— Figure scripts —
# # #

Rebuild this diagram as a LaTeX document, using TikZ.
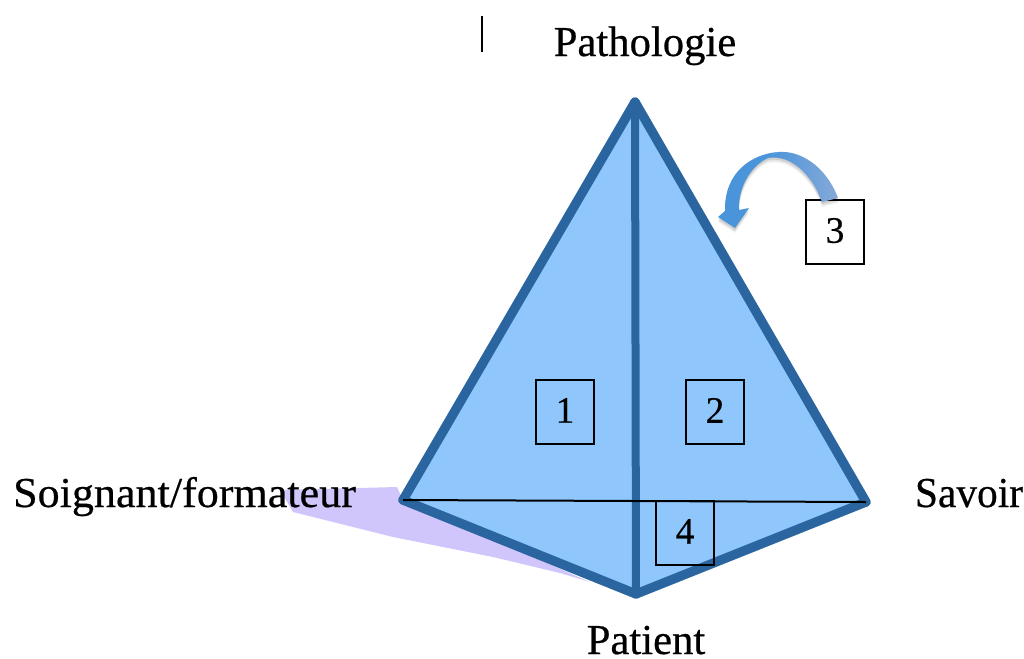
\documentclass[tikz,border=0pt]{standalone}
\usepackage{fontspec}
\setmainfont[RawFeature={embolden=0.5}]{Liberation Serif}
\definecolor{fillblue}{HTML}{8FC7FD}
\definecolor{edgeblue}{HTML}{2A659F}
\definecolor{lilac}{HTML}{D0C6FC}
\definecolor{arrowA}{HTML}{4A94DA}
\definecolor{arrowB}{HTML}{86A9D8}
\newcommand{\numtxt}[1]{\raisebox{2.4pt}{#1}}
\tikzset{
  lbl/.style={font=\fontsize{32}{34}\selectfont,text=black,inner sep=0pt,anchor=base},
  numbox/.style={draw=black,line width=1.1pt,minimum width=43.5pt,minimum height=48pt,inner sep=0pt,font=\fontsize{28}{30}\selectfont},
  edge/.style={draw=edgeblue,line width=7pt,line join=round,line cap=round},
  spine/.style={draw=edgeblue,line width=6pt,line cap=round}
}
\begin{document}
\begin{tikzpicture}[x=0.75pt,y=-0.75pt]
\useasboundingbox (0,0) rectangle (1024,658);
\coordinate (A) at (635,102);
\coordinate (L) at (403,500);
\coordinate (R) at (866,502);
\coordinate (B) at (636,594);
% lilac wedge
\fill[lilac] (280,490) -- (397,487) -- (L) -- (590,582) -- (560,573) -- (493,557) -- (393,537) -- (293,512) -- cycle;
% faces
\fill[fillblue] (A) -- (L) -- (B) -- (R) -- cycle;
% labels
\node[lbl] (pathologie) at (645,56) {Pathologie};
\node[lbl,xscale=1.033] (soignant) at (184.5,507) {Soignant/formateur};
\node[lbl,xscale=0.97] (savoir) at (969,507) {Savoir};
\node[lbl] (patient) at (646,654) {Patient};
% edges
\draw[edge] (A) -- (L);
\draw[edge] (A) -- (R);
\draw[edge] (L) -- (B);
\draw[edge] (R) -- (B);
\draw[spine] (A) -- (B);
\draw[black,line width=1.5pt] (L) -- (R);
% boxes
\node[numbox] (n1) at (565,412) {\numtxt{1}};
\node[numbox] (n2) at (715,412) {\numtxt{2}};
\node[numbox] (n3) at (835,232) {\numtxt{3}};
\node[numbox] (n4) at (685,533) {\numtxt{4}};
% caret
\coordinate (c1) at (482,16);
\coordinate (c2) at (482,52);
\draw[black,line width=1pt] (c1) -- (c2);
% curved arrow shadow
\foreach \d/\o in {5/0.05,3.5/0.07,2/0.09}{
\fill[black,opacity=\o,yshift=-\d*0.75pt]
  (838,198) .. controls (826,166) and (800,150) .. (778,152)
  .. controls (752,154) and (724,172) .. (725,211)
  -- (718,217) -- (735,228) -- (749,208) -- (739,210)
  .. controls (738,186) and (752,165) .. (768,158)
  .. controls (790,154) and (812,174) .. (822,202) -- cycle;
}
% curved arrow
\shade[left color=arrowA,right color=arrowB]
  (838,198) .. controls (826,166) and (800,150) .. (778,152)
  .. controls (774,153) and (771,155) .. (768,158)
  .. controls (790,154) and (812,174) .. (822,202) -- cycle;
\fill[arrowA]
  (778,152) .. controls (752,154) and (724,172) .. (725,211)
  -- (718,217) -- (735,228) -- (749,208) -- (739,210)
  .. controls (738,186) and (752,165) .. (768,158)
  .. controls (771,155) and (774,153) .. (778,152) -- cycle;
\end{tikzpicture}
\end{document}
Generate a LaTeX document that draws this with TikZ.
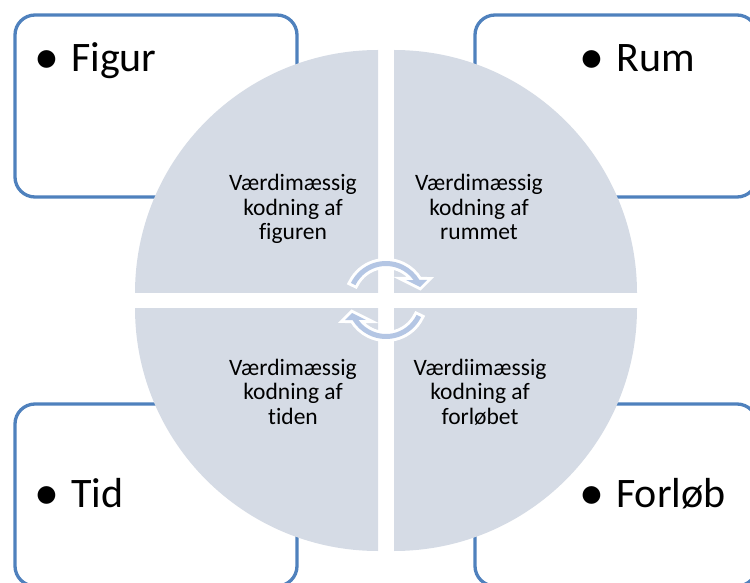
\documentclass[tikz,border=0pt]{standalone}
\usepackage{fontspec}
\setmainfont{Carlito}[Ligatures={NoCommon}]
\definecolor{boxblue}{RGB}{79,129,189}
\definecolor{piegray}{RGB}{213,219,229}
\definecolor{arrowblue}{RGB}{180,198,228}
\begin{document}
\begin{tikzpicture}[x=1pt,y=1pt,
  box/.style={draw=boxblue, line width=3.3pt, rounded corners=20pt, fill=white},
  pie/.style={fill=piegray},
  cyc/.style={preaction={draw=white, line width=6pt, line join=miter}, fill=arrowblue},
  outer/.style={inner sep=0pt, font=\fontsize{42}{50}\selectfont},
  bul/.style={inner sep=0pt, anchor=base, font=\fontsize{50}{50}\selectfont},
  innertxt/.style={inner sep=0pt, anchor=base, font=\fontsize{23.5}{24.5}\selectfont}]
\useasboundingbox (0,0) rectangle (750,582);
\clip (0,0) rectangle (750,582);
% boxes
\draw[box] (15,567) rectangle (297,385);
\draw[box] (475,567) rectangle (757,385);
\draw[box] (15,178) rectangle (297,-4);
\draw[box] (475,178) rectangle (757,-4);
% pie quarters
\fill[pie] (378,289) -- (135,289) arc[start angle=180,end angle=90,radius=243] -- cycle;
\fill[pie] (394,289) -- (394,532) arc[start angle=90,end angle=0,radius=243] -- cycle;
\fill[pie] (378,274) -- (378,31) arc[start angle=270,end angle=180,radius=243] -- cycle;
\fill[pie] (394,274) -- (637,274) arc[start angle=0,end angle=-90,radius=243] -- cycle;
% circular arrows
\begin{scope}[shift={(386,282)}]
\path[cyc] (154:39) arc[start angle=154,end angle=30.9,radius=39] -- (41,20) -- (34,13) -- (20,20) -- (36:34) arc[start angle=36,end angle=154,radius=34] -- cycle;
\path[cyc, rotate=180] (154:39) arc[start angle=154,end angle=30.9,radius=39] -- (41,20) -- (34,13) -- (20,20) -- (36:34) arc[start angle=36,end angle=154,radius=34] -- cycle;
\end{scope}
% outer labels
\node[bul] (b1) at (46.5,508) {•};
\node[outer, anchor=base west] (figur) at (71,510) {Figur};
\node[bul] (b2) at (591.5,508) {•};
\node[outer, anchor=base west] (rum) at (616,510) {Rum};
\node[bul] (b3) at (46.5,73) {•};
\node[outer, anchor=base west] (tid) at (71,75) {Tid};
\node[bul] (b4) at (592,73) {•};
\node[outer, anchor=base west] (forlob) at (616,75) {Forløb};
% inner labels
\node[innertxt] (t1) at (293,391) {\begin{tabular}[t]{@{}c@{}}Værdimæssig\\kodning af\\figuren\end{tabular}};
\node[innertxt] (t2) at (479,391) {\begin{tabular}[t]{@{}c@{}}Værdimæssig\\kodning af\\rummet\end{tabular}};
\node[innertxt] (t3) at (293,207) {\begin{tabular}[t]{@{}c@{}}Værdimæssig\\kodning af\\tiden\end{tabular}};
\node[innertxt] (t4) at (480,207) {\begin{tabular}[t]{@{}c@{}}Værdiimæssig\\kodning af\\forløbet\end{tabular}};
\end{tikzpicture}
\end{document}
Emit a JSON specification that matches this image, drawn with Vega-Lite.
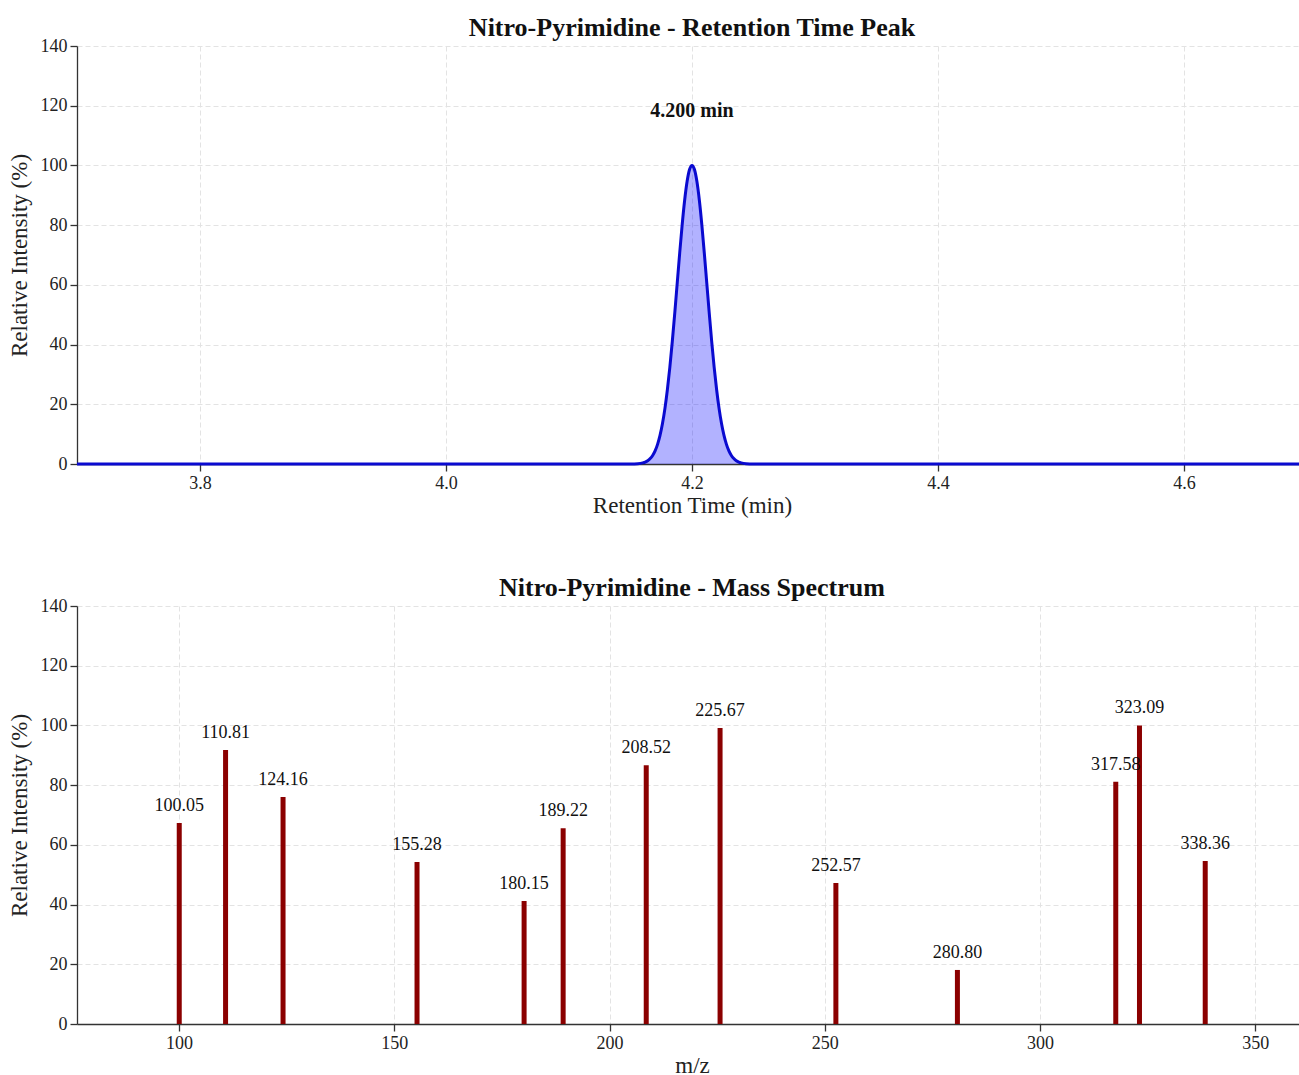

# # #

— What is asked —
Reproduce the whole listing word for word, setting aside any pictures.

— Response to the exercise —
Rebuild this diagram as a LaTeX document, using TikZ.
\documentclass[tikz,border=0pt]{standalone}
\usepackage{fontspec}
\setmainfont[RawFeature={embolden=0.5}]{Liberation Serif}
\definecolor{fillblue}{HTML}{8FC7FD}
\definecolor{edgeblue}{HTML}{2A659F}
\definecolor{lilac}{HTML}{D0C6FC}
\definecolor{arrowA}{HTML}{4A94DA}
\definecolor{arrowB}{HTML}{86A9D8}
\newcommand{\numtxt}[1]{\raisebox{2.4pt}{#1}}
\tikzset{
  lbl/.style={font=\fontsize{32}{34}\selectfont,text=black,inner sep=0pt,anchor=base},
  numbox/.style={draw=black,line width=1.1pt,minimum width=43.5pt,minimum height=48pt,inner sep=0pt,font=\fontsize{28}{30}\selectfont},
  edge/.style={draw=edgeblue,line width=7pt,line join=round,line cap=round},
  spine/.style={draw=edgeblue,line width=6pt,line cap=round}
}
\begin{document}
\begin{tikzpicture}[x=0.75pt,y=-0.75pt]
\useasboundingbox (0,0) rectangle (1024,658);
\coordinate (A) at (635,102);
\coordinate (L) at (403,500);
\coordinate (R) at (866,502);
\coordinate (B) at (636,594);
% lilac wedge
\fill[lilac] (280,490) -- (397,487) -- (L) -- (590,582) -- (560,573) -- (493,557) -- (393,537) -- (293,512) -- cycle;
% faces
\fill[fillblue] (A) -- (L) -- (B) -- (R) -- cycle;
% labels
\node[lbl] (pathologie) at (645,56) {Pathologie};
\node[lbl,xscale=1.033] (soignant) at (184.5,507) {Soignant/formateur};
\node[lbl,xscale=0.97] (savoir) at (969,507) {Savoir};
\node[lbl] (patient) at (646,654) {Patient};
% edges
\draw[edge] (A) -- (L);
\draw[edge] (A) -- (R);
\draw[edge] (L) -- (B);
\draw[edge] (R) -- (B);
\draw[spine] (A) -- (B);
\draw[black,line width=1.5pt] (L) -- (R);
% boxes
\node[numbox] (n1) at (565,412) {\numtxt{1}};
\node[numbox] (n2) at (715,412) {\numtxt{2}};
\node[numbox] (n3) at (835,232) {\numtxt{3}};
\node[numbox] (n4) at (685,533) {\numtxt{4}};
% caret
\coordinate (c1) at (482,16);
\coordinate (c2) at (482,52);
\draw[black,line width=1pt] (c1) -- (c2);
% curved arrow shadow
\foreach \d/\o in {5/0.05,3.5/0.07,2/0.09}{
\fill[black,opacity=\o,yshift=-\d*0.75pt]
  (838,198) .. controls (826,166) and (800,150) .. (778,152)
  .. controls (752,154) and (724,172) .. (725,211)
  -- (718,217) -- (735,228) -- (749,208) -- (739,210)
  .. controls (738,186) and (752,165) .. (768,158)
  .. controls (790,154) and (812,174) .. (822,202) -- cycle;
}
% curved arrow
\shade[left color=arrowA,right color=arrowB]
  (838,198) .. controls (826,166) and (800,150) .. (778,152)
  .. controls (774,153) and (771,155) .. (768,158)
  .. controls (790,154) and (812,174) .. (822,202) -- cycle;
\fill[arrowA]
  (778,152) .. controls (752,154) and (724,172) .. (725,211)
  -- (718,217) -- (735,228) -- (749,208) -- (739,210)
  .. controls (738,186) and (752,165) .. (768,158)
  .. controls (771,155) and (774,153) .. (778,152) -- cycle;
\end{tikzpicture}
\end{document}
Generate a LaTeX document that draws this with TikZ.
\documentclass[tikz,border=0pt]{standalone}
\usepackage{fontspec}
\setmainfont{Carlito}[Ligatures={NoCommon}]
\definecolor{boxblue}{RGB}{79,129,189}
\definecolor{piegray}{RGB}{213,219,229}
\definecolor{arrowblue}{RGB}{180,198,228}
\begin{document}
\begin{tikzpicture}[x=1pt,y=1pt,
  box/.style={draw=boxblue, line width=3.3pt, rounded corners=20pt, fill=white},
  pie/.style={fill=piegray},
  cyc/.style={preaction={draw=white, line width=6pt, line join=miter}, fill=arrowblue},
  outer/.style={inner sep=0pt, font=\fontsize{42}{50}\selectfont},
  bul/.style={inner sep=0pt, anchor=base, font=\fontsize{50}{50}\selectfont},
  innertxt/.style={inner sep=0pt, anchor=base, font=\fontsize{23.5}{24.5}\selectfont}]
\useasboundingbox (0,0) rectangle (750,582);
\clip (0,0) rectangle (750,582);
% boxes
\draw[box] (15,567) rectangle (297,385);
\draw[box] (475,567) rectangle (757,385);
\draw[box] (15,178) rectangle (297,-4);
\draw[box] (475,178) rectangle (757,-4);
% pie quarters
\fill[pie] (378,289) -- (135,289) arc[start angle=180,end angle=90,radius=243] -- cycle;
\fill[pie] (394,289) -- (394,532) arc[start angle=90,end angle=0,radius=243] -- cycle;
\fill[pie] (378,274) -- (378,31) arc[start angle=270,end angle=180,radius=243] -- cycle;
\fill[pie] (394,274) -- (637,274) arc[start angle=0,end angle=-90,radius=243] -- cycle;
% circular arrows
\begin{scope}[shift={(386,282)}]
\path[cyc] (154:39) arc[start angle=154,end angle=30.9,radius=39] -- (41,20) -- (34,13) -- (20,20) -- (36:34) arc[start angle=36,end angle=154,radius=34] -- cycle;
\path[cyc, rotate=180] (154:39) arc[start angle=154,end angle=30.9,radius=39] -- (41,20) -- (34,13) -- (20,20) -- (36:34) arc[start angle=36,end angle=154,radius=34] -- cycle;
\end{scope}
% outer labels
\node[bul] (b1) at (46.5,508) {•};
\node[outer, anchor=base west] (figur) at (71,510) {Figur};
\node[bul] (b2) at (591.5,508) {•};
\node[outer, anchor=base west] (rum) at (616,510) {Rum};
\node[bul] (b3) at (46.5,73) {•};
\node[outer, anchor=base west] (tid) at (71,75) {Tid};
\node[bul] (b4) at (592,73) {•};
\node[outer, anchor=base west] (forlob) at (616,75) {Forløb};
% inner labels
\node[innertxt] (t1) at (293,391) {\begin{tabular}[t]{@{}c@{}}Værdimæssig\\kodning af\\figuren\end{tabular}};
\node[innertxt] (t2) at (479,391) {\begin{tabular}[t]{@{}c@{}}Værdimæssig\\kodning af\\rummet\end{tabular}};
\node[innertxt] (t3) at (293,207) {\begin{tabular}[t]{@{}c@{}}Værdimæssig\\kodning af\\tiden\end{tabular}};
\node[innertxt] (t4) at (480,207) {\begin{tabular}[t]{@{}c@{}}Værdiimæssig\\kodning af\\forløbet\end{tabular}};
\end{tikzpicture}
\end{document}
Emit a JSON specification that matches this image, drawn with Vega-Lite.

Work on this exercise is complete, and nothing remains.